Yes, lavender seems to go with the other oils very well.  It is sort of a universal oil.  And it is usually reasonably well priced versus a few of the other oils.  

Cheers,

April


----------



## edree (Mar 4, 2010)

my fav is coffee pepermint


----------



## SoapingQueenWannabe (Mar 14, 2010)

I am new at making soaps to so right now I am just trying to figure out what soap I should make. Right now it's a toss between Lavender or Coffee.

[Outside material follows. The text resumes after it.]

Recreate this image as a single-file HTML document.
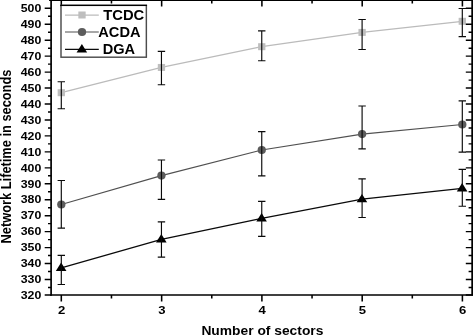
<!DOCTYPE html>
<html><head><meta charset="utf-8"><title>Network Lifetime</title>
<style>html,body{margin:0;padding:0;background:#fff;overflow:hidden}svg{display:block}</style></head>
<body>
<svg width="473" height="336" viewBox="0 0 473 336" style="display:block">
<rect width="473" height="336" fill="#fff"/>
<path d="M61.30 92.70 L161.45 67.45 L261.75 46.70 L362.10 32.40 L462.30 21.30" fill="none" stroke="#bbbbbb" stroke-width="1.25"/>
<rect x="57.65" y="89.20" width="7.3" height="7" fill="#bebebe"/>
<rect x="157.80" y="63.95" width="7.3" height="7" fill="#bebebe"/>
<rect x="258.10" y="43.20" width="7.3" height="7" fill="#bebebe"/>
<rect x="358.45" y="28.90" width="7.3" height="7" fill="#bebebe"/>
<rect x="458.65" y="17.80" width="7.3" height="7" fill="#bebebe"/>
<path d="M61.30 81.70 V108.75 M57.60 81.70 h7.4 M57.60 108.75 h7.4" fill="none" stroke="#0a0a0a" stroke-width="1.15"/>
<path d="M161.45 51.30 V84.70 M157.75 51.30 h7.4 M157.75 84.70 h7.4" fill="none" stroke="#0a0a0a" stroke-width="1.15"/>
<path d="M261.75 30.90 V60.70 M258.05 30.90 h7.4 M258.05 60.70 h7.4" fill="none" stroke="#0a0a0a" stroke-width="1.15"/>
<path d="M362.10 19.45 V49.50 M358.40 19.45 h7.4 M358.40 49.50 h7.4" fill="none" stroke="#0a0a0a" stroke-width="1.15"/>
<path d="M462.30 8.50 V36.60 M458.60 8.50 h7.4 M458.60 36.60 h7.4" fill="none" stroke="#0a0a0a" stroke-width="1.15"/>
<path d="M61.30 204.50 L161.45 175.60 L261.75 150.00 L362.10 134.10 L462.30 124.50" fill="none" stroke="#505050" stroke-width="1.1"/>
<ellipse cx="61.30" cy="204.50" rx="4.15" ry="4.05" fill="#5c5c5c"/>
<ellipse cx="161.45" cy="175.60" rx="4.15" ry="4.05" fill="#5c5c5c"/>
<ellipse cx="261.75" cy="150.00" rx="4.15" ry="4.05" fill="#5c5c5c"/>
<ellipse cx="362.10" cy="134.10" rx="4.15" ry="4.05" fill="#5c5c5c"/>
<ellipse cx="462.30" cy="124.50" rx="4.15" ry="4.05" fill="#5c5c5c"/>
<path d="M61.30 180.50 V228.10 M57.60 180.50 h7.4 M57.60 228.10 h7.4" fill="none" stroke="#0a0a0a" stroke-width="1.15"/>
<path d="M161.45 160.00 V199.40 M157.75 160.00 h7.4 M157.75 199.40 h7.4" fill="none" stroke="#0a0a0a" stroke-width="1.15"/>
<path d="M261.75 131.60 V175.90 M258.05 131.60 h7.4 M258.05 175.90 h7.4" fill="none" stroke="#0a0a0a" stroke-width="1.15"/>
<path d="M362.10 106.00 V148.80 M358.40 106.00 h7.4 M358.40 148.80 h7.4" fill="none" stroke="#0a0a0a" stroke-width="1.15"/>
<path d="M462.30 100.85 V152.15 M458.60 100.85 h7.4 M458.60 152.15 h7.4" fill="none" stroke="#0a0a0a" stroke-width="1.15"/>
<path d="M61.30 267.80 L161.45 239.30 L261.75 218.40 L362.10 199.20 L462.30 188.40" fill="none" stroke="#0a0a0a" stroke-width="1.3"/>
<path d="M55.85 270.95 L66.45 270.95 L61.15 262.50 Z" fill="#000000"/>
<path d="M156.00 242.45 L166.60 242.45 L161.30 234.00 Z" fill="#000000"/>
<path d="M256.30 221.55 L266.90 221.55 L261.60 213.10 Z" fill="#000000"/>
<path d="M356.65 202.35 L367.25 202.35 L361.95 193.90 Z" fill="#000000"/>
<path d="M456.85 191.55 L467.45 191.55 L462.15 183.10 Z" fill="#000000"/>
<path d="M61.30 255.40 V284.50 M57.60 255.40 h7.4 M57.60 284.50 h7.4" fill="none" stroke="#0a0a0a" stroke-width="1.15"/>
<path d="M161.45 221.85 V257.15 M157.75 221.85 h7.4 M157.75 257.15 h7.4" fill="none" stroke="#0a0a0a" stroke-width="1.15"/>
<path d="M261.75 201.30 V236.30 M258.05 201.30 h7.4 M258.05 236.30 h7.4" fill="none" stroke="#0a0a0a" stroke-width="1.15"/>
<path d="M362.10 178.90 V217.50 M358.40 178.90 h7.4 M358.40 217.50 h7.4" fill="none" stroke="#0a0a0a" stroke-width="1.15"/>
<path d="M462.30 169.40 V206.20 M458.60 169.40 h7.4 M458.60 206.20 h7.4" fill="none" stroke="#0a0a0a" stroke-width="1.15"/>
<g stroke="#000" fill="none">
<path d="M51.1 0 V295.65" stroke-width="1.7"/>
<path d="M50.25 295.0 H473" stroke-width="1.3"/>
<path d="M49.1 0.2 H473" stroke-width="1.8"/>
<path d="M472.15 0 V295.0" stroke-width="1.7"/>
<path d="M44.7 294.95 H51.1 M473 294.95 H465.8 M48.0 287.48 H51.1 M473 287.48 H468.6 M44.7 279.50 H51.1 M473 279.50 H465.8 M48.0 271.52 H51.1 M473 271.52 H468.6 M44.7 263.55 H51.1 M473 263.55 H465.8 M48.0 255.57 H51.1 M473 255.57 H468.6 M44.7 247.59 H51.1 M473 247.59 H465.8 M48.0 239.62 H51.1 M473 239.62 H468.6 M44.7 231.64 H51.1 M473 231.64 H465.8 M48.0 223.67 H51.1 M473 223.67 H468.6 M44.7 215.69 H51.1 M473 215.69 H465.8 M48.0 207.71 H51.1 M473 207.71 H468.6 M44.7 199.74 H51.1 M473 199.74 H465.8 M48.0 191.76 H51.1 M473 191.76 H468.6 M44.7 183.78 H51.1 M473 183.78 H465.8 M48.0 175.81 H51.1 M473 175.81 H468.6 M44.7 167.83 H51.1 M473 167.83 H465.8 M48.0 159.85 H51.1 M473 159.85 H468.6 M44.7 151.88 H51.1 M473 151.88 H465.8 M48.0 143.90 H51.1 M473 143.90 H468.6 M44.7 135.92 H51.1 M473 135.92 H465.8 M48.0 127.95 H51.1 M473 127.95 H468.6 M44.7 119.97 H51.1 M473 119.97 H465.8 M48.0 111.99 H51.1 M473 111.99 H468.6 M44.7 104.02 H51.1 M473 104.02 H465.8 M48.0 96.04 H51.1 M473 96.04 H468.6 M44.7 88.06 H51.1 M473 88.06 H465.8 M48.0 80.09 H51.1 M473 80.09 H468.6 M44.7 72.11 H51.1 M473 72.11 H465.8 M48.0 64.14 H51.1 M473 64.14 H468.6 M44.7 56.16 H51.1 M473 56.16 H465.8 M48.0 48.18 H51.1 M473 48.18 H468.6 M44.7 40.21 H51.1 M473 40.21 H465.8 M48.0 32.23 H51.1 M473 32.23 H468.6 M44.7 24.25 H51.1 M473 24.25 H465.8 M48.0 16.28 H51.1 M473 16.28 H468.6 M44.7 8.30 H51.1 M473 8.30 H465.8 " stroke-width="1.4"/>
<path d="M61.30 295.0 v6.4 M61.30 0 v6.5 M111.47 295.0 v3.4 M111.47 0 v3.5 M161.65 295.0 v6.4 M161.65 0 v6.5 M211.77 295.0 v3.4 M211.77 0 v3.5 M261.90 295.0 v6.4 M261.90 0 v6.5 M312.05 295.0 v3.4 M312.05 0 v3.5 M362.20 295.0 v6.4 M362.20 0 v6.5 M412.30 295.0 v3.4 M412.30 0 v3.5 M462.40 295.0 v6.4 M462.40 0 v6.5 " stroke-width="1.55"/>
</g>
<g font-family="Liberation Sans, Arial, sans-serif" font-weight="bold" fill="#000">
<text x="41.3" y="298.70" font-size="10.7" text-anchor="end" textLength="20.6" lengthAdjust="spacingAndGlyphs">320</text>
<text x="41.3" y="283.25" font-size="10.7" text-anchor="end" textLength="20.6" lengthAdjust="spacingAndGlyphs">330</text>
<text x="41.3" y="267.30" font-size="10.7" text-anchor="end" textLength="20.6" lengthAdjust="spacingAndGlyphs">340</text>
<text x="41.3" y="251.34" font-size="10.7" text-anchor="end" textLength="20.6" lengthAdjust="spacingAndGlyphs">350</text>
<text x="41.3" y="235.39" font-size="10.7" text-anchor="end" textLength="20.6" lengthAdjust="spacingAndGlyphs">360</text>
<text x="41.3" y="219.44" font-size="10.7" text-anchor="end" textLength="20.6" lengthAdjust="spacingAndGlyphs">370</text>
<text x="41.3" y="203.49" font-size="10.7" text-anchor="end" textLength="20.6" lengthAdjust="spacingAndGlyphs">380</text>
<text x="41.3" y="187.53" font-size="10.7" text-anchor="end" textLength="20.6" lengthAdjust="spacingAndGlyphs">390</text>
<text x="41.3" y="171.58" font-size="10.7" text-anchor="end" textLength="20.6" lengthAdjust="spacingAndGlyphs">400</text>
<text x="41.3" y="155.63" font-size="10.7" text-anchor="end" textLength="20.6" lengthAdjust="spacingAndGlyphs">410</text>
<text x="41.3" y="139.67" font-size="10.7" text-anchor="end" textLength="20.6" lengthAdjust="spacingAndGlyphs">420</text>
<text x="41.3" y="123.72" font-size="10.7" text-anchor="end" textLength="20.6" lengthAdjust="spacingAndGlyphs">430</text>
<text x="41.3" y="107.77" font-size="10.7" text-anchor="end" textLength="20.6" lengthAdjust="spacingAndGlyphs">440</text>
<text x="41.3" y="91.81" font-size="10.7" text-anchor="end" textLength="20.6" lengthAdjust="spacingAndGlyphs">450</text>
<text x="41.3" y="75.86" font-size="10.7" text-anchor="end" textLength="20.6" lengthAdjust="spacingAndGlyphs">460</text>
<text x="41.3" y="59.91" font-size="10.7" text-anchor="end" textLength="20.6" lengthAdjust="spacingAndGlyphs">470</text>
<text x="41.3" y="43.96" font-size="10.7" text-anchor="end" textLength="20.6" lengthAdjust="spacingAndGlyphs">480</text>
<text x="41.3" y="28.00" font-size="10.7" text-anchor="end" textLength="20.6" lengthAdjust="spacingAndGlyphs">490</text>
<text x="41.3" y="12.05" font-size="10.7" text-anchor="end" textLength="20.6" lengthAdjust="spacingAndGlyphs">500</text>
<text x="61.60" y="313.7" font-size="10.9" text-anchor="middle" textLength="7.3" lengthAdjust="spacingAndGlyphs">2</text>
<text x="161.95" y="313.7" font-size="10.9" text-anchor="middle" textLength="7.3" lengthAdjust="spacingAndGlyphs">3</text>
<text x="262.20" y="313.7" font-size="10.9" text-anchor="middle" textLength="7.3" lengthAdjust="spacingAndGlyphs">4</text>
<text x="362.50" y="313.7" font-size="10.9" text-anchor="middle" textLength="7.3" lengthAdjust="spacingAndGlyphs">5</text>
<text x="462.70" y="313.7" font-size="10.9" text-anchor="middle" textLength="7.3" lengthAdjust="spacingAndGlyphs">6</text>
<text x="201.4" y="335.4" font-size="13.6" textLength="122.0" lengthAdjust="spacingAndGlyphs">Number of sectors</text>
<text transform="translate(10.6 243.4) rotate(-90)" font-size="14.8" textLength="173.8" lengthAdjust="spacingAndGlyphs">Network Lifetime in seconds</text>
</g>
<rect x="61.0" y="5.35" width="85.35" height="51.85" fill="#fff" stroke="#4c4c4c" stroke-width="1.45"/>
<path d="M60.25 5.35 H147.05" stroke="#000" stroke-width="1.25"/>
<g font-family="Liberation Sans, Arial, sans-serif" font-weight="bold" fill="#000" font-size="14.6">
<path d="M65 15.0 H98.8" stroke="#bbbbbb" stroke-width="1.25"/>
<rect x="78.35" y="11.50" width="7.3" height="7" fill="#bebebe"/>
<text x="103.3" y="19.95" textLength="41.0" lengthAdjust="spacingAndGlyphs">TCDC</text>
<path d="M65 32.0 H98.8" stroke="#505050" stroke-width="1.1"/>
<ellipse cx="82.00" cy="32.00" rx="4.15" ry="4.05" fill="#5c5c5c"/>
<text x="98.3" y="36.95" textLength="42.3" lengthAdjust="spacingAndGlyphs">ACDA</text>
<path d="M65 49.3 H98.8" stroke="#0a0a0a" stroke-width="1.3"/>
<path d="M76.55 52.45 L87.15 52.45 L81.85 44.00 Z" fill="#000000"/>
<text x="102.7" y="54.25" textLength="32.4" lengthAdjust="spacingAndGlyphs">DGA</text>
</g>
</svg>
</body></html>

And I am interested in seeing the site.




			
				April said:
			
		

> On the topic of blending again.
> 
> I found a nice aromatherapy site that gave examples of e.o. blends for perfumery so I tried one example shown on the site and ended up with a new e.o. fragrance.  I was surprised.  The example included Grapefruit, Ginger, Rosewood and I added benzoin (what the heck).  This resulted in a scent where I was unable to detect the individual components.  Being a new soaper I was tickled with this discovery.  I like blending because I have all these little bottles (15ml) of e.o. and they are not enough to scent a 3-4 lb. batch so I like mixing them and recording in my diary.
> 
> ...


----------



## agriffin (Mar 14, 2010)

April said:
			
		

> Hi there:
> 
> How about combining a few e.o.s togehter to get a unique scent, perhaps something with a top, middle and bottom note.  Perhap a combination of the above, apparently lavender works with most essential oils.
> 
> ...



Lav and peppermint is my number one selling soap!  I can't keep enough of it made...  Even people that don't like lav (including myself) love lav and peppermint.  

I do a mix of lavender fields from WSP and Peppermint Oil.


----------



## agriffin (Mar 14, 2010)

edree said:
			
		

> my fav is coffee pepermint



I was going to try a coffee peppermint today!


----------